Records with drawing code:
================

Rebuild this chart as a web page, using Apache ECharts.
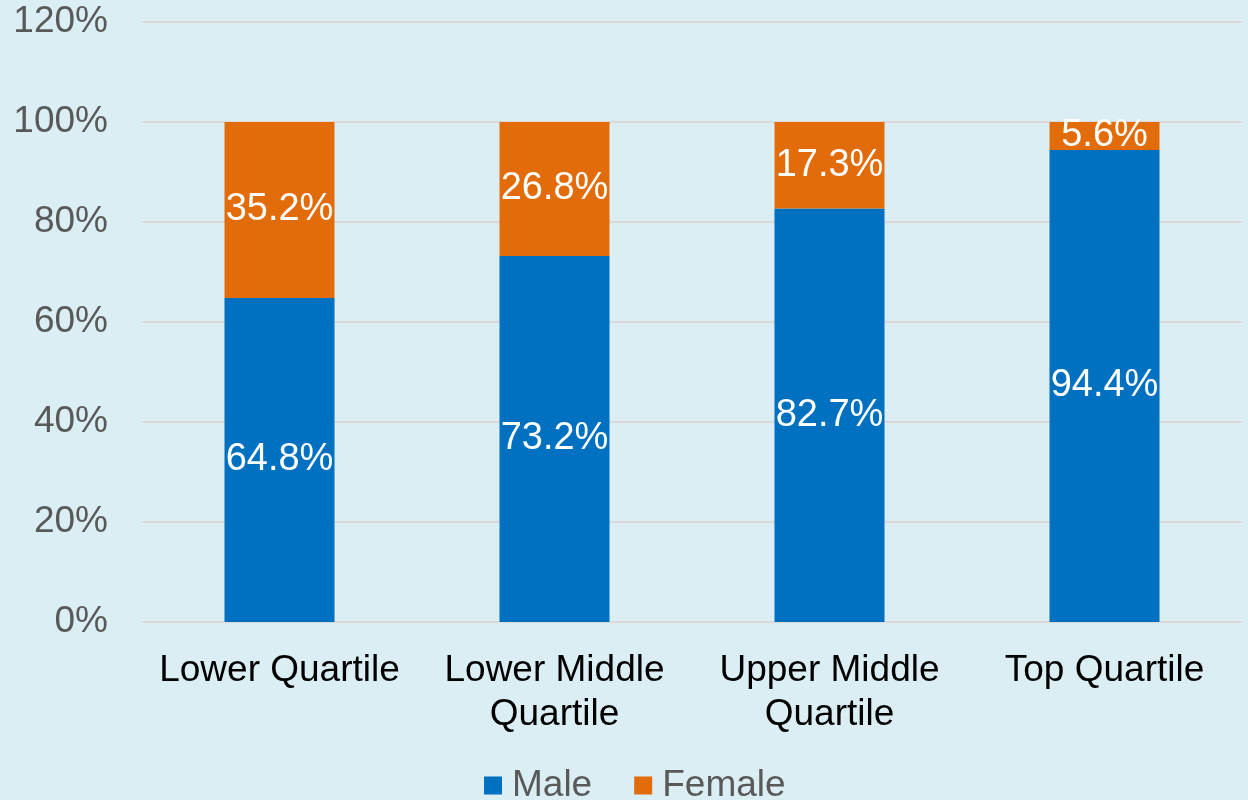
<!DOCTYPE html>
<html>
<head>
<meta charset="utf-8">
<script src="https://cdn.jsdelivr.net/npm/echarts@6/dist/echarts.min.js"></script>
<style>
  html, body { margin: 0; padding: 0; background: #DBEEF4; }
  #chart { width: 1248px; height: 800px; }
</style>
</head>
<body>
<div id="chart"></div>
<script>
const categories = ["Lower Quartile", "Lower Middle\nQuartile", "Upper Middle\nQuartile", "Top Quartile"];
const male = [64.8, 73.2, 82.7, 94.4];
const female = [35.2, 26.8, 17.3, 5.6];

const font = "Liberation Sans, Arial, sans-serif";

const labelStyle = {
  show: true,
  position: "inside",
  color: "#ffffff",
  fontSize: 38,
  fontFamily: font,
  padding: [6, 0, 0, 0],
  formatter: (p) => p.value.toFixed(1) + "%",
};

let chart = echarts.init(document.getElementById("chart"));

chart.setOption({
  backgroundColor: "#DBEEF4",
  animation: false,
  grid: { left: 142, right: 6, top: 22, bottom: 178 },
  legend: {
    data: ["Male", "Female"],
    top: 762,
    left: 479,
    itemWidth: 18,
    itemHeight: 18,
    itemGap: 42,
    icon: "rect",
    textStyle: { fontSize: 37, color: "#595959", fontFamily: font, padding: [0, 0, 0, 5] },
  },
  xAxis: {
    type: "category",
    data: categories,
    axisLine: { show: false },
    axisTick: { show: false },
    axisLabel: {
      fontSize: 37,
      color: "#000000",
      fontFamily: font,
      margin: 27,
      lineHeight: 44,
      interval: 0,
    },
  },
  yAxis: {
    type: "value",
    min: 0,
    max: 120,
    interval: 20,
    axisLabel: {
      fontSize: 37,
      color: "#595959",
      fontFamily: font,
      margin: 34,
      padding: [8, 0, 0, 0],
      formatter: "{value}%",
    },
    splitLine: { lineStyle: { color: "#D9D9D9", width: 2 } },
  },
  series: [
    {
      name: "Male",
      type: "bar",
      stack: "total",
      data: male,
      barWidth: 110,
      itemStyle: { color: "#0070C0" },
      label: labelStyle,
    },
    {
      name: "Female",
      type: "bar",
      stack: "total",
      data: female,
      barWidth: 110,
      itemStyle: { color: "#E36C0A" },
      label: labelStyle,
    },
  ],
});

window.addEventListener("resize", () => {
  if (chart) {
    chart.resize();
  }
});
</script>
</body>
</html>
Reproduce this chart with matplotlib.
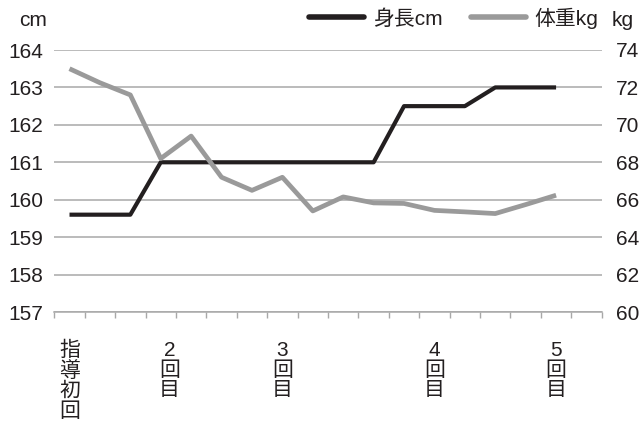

================

#### WHAT IS ASKED
None of the pictures should appear; repeat the records exactly otherwise.

#### THE REPLY
Rebuild this chart as a web page, using Apache ECharts.
<!DOCTYPE html>
<html>
<head>
<meta charset="utf-8">
<script src="https://cdn.jsdelivr.net/npm/echarts@6/dist/echarts.min.js"></script>
<style>
  html, body { margin: 0; padding: 0; background: #DBEEF4; }
  #chart { width: 1248px; height: 800px; }
</style>
</head>
<body>
<div id="chart"></div>
<script>
const categories = ["Lower Quartile", "Lower Middle\nQuartile", "Upper Middle\nQuartile", "Top Quartile"];
const male = [64.8, 73.2, 82.7, 94.4];
const female = [35.2, 26.8, 17.3, 5.6];

const font = "Liberation Sans, Arial, sans-serif";

const labelStyle = {
  show: true,
  position: "inside",
  color: "#ffffff",
  fontSize: 38,
  fontFamily: font,
  padding: [6, 0, 0, 0],
  formatter: (p) => p.value.toFixed(1) + "%",
};

let chart = echarts.init(document.getElementById("chart"));

chart.setOption({
  backgroundColor: "#DBEEF4",
  animation: false,
  grid: { left: 142, right: 6, top: 22, bottom: 178 },
  legend: {
    data: ["Male", "Female"],
    top: 762,
    left: 479,
    itemWidth: 18,
    itemHeight: 18,
    itemGap: 42,
    icon: "rect",
    textStyle: { fontSize: 37, color: "#595959", fontFamily: font, padding: [0, 0, 0, 5] },
  },
  xAxis: {
    type: "category",
    data: categories,
    axisLine: { show: false },
    axisTick: { show: false },
    axisLabel: {
      fontSize: 37,
      color: "#000000",
      fontFamily: font,
      margin: 27,
      lineHeight: 44,
      interval: 0,
    },
  },
  yAxis: {
    type: "value",
    min: 0,
    max: 120,
    interval: 20,
    axisLabel: {
      fontSize: 37,
      color: "#595959",
      fontFamily: font,
      margin: 34,
      padding: [8, 0, 0, 0],
      formatter: "{value}%",
    },
    splitLine: { lineStyle: { color: "#D9D9D9", width: 2 } },
  },
  series: [
    {
      name: "Male",
      type: "bar",
      stack: "total",
      data: male,
      barWidth: 110,
      itemStyle: { color: "#0070C0" },
      label: labelStyle,
    },
    {
      name: "Female",
      type: "bar",
      stack: "total",
      data: female,
      barWidth: 110,
      itemStyle: { color: "#E36C0A" },
      label: labelStyle,
    },
  ],
});

window.addEventListener("resize", () => {
  if (chart) {
    chart.resize();
  }
});
</script>
</body>
</html>
Reproduce this chart with matplotlib.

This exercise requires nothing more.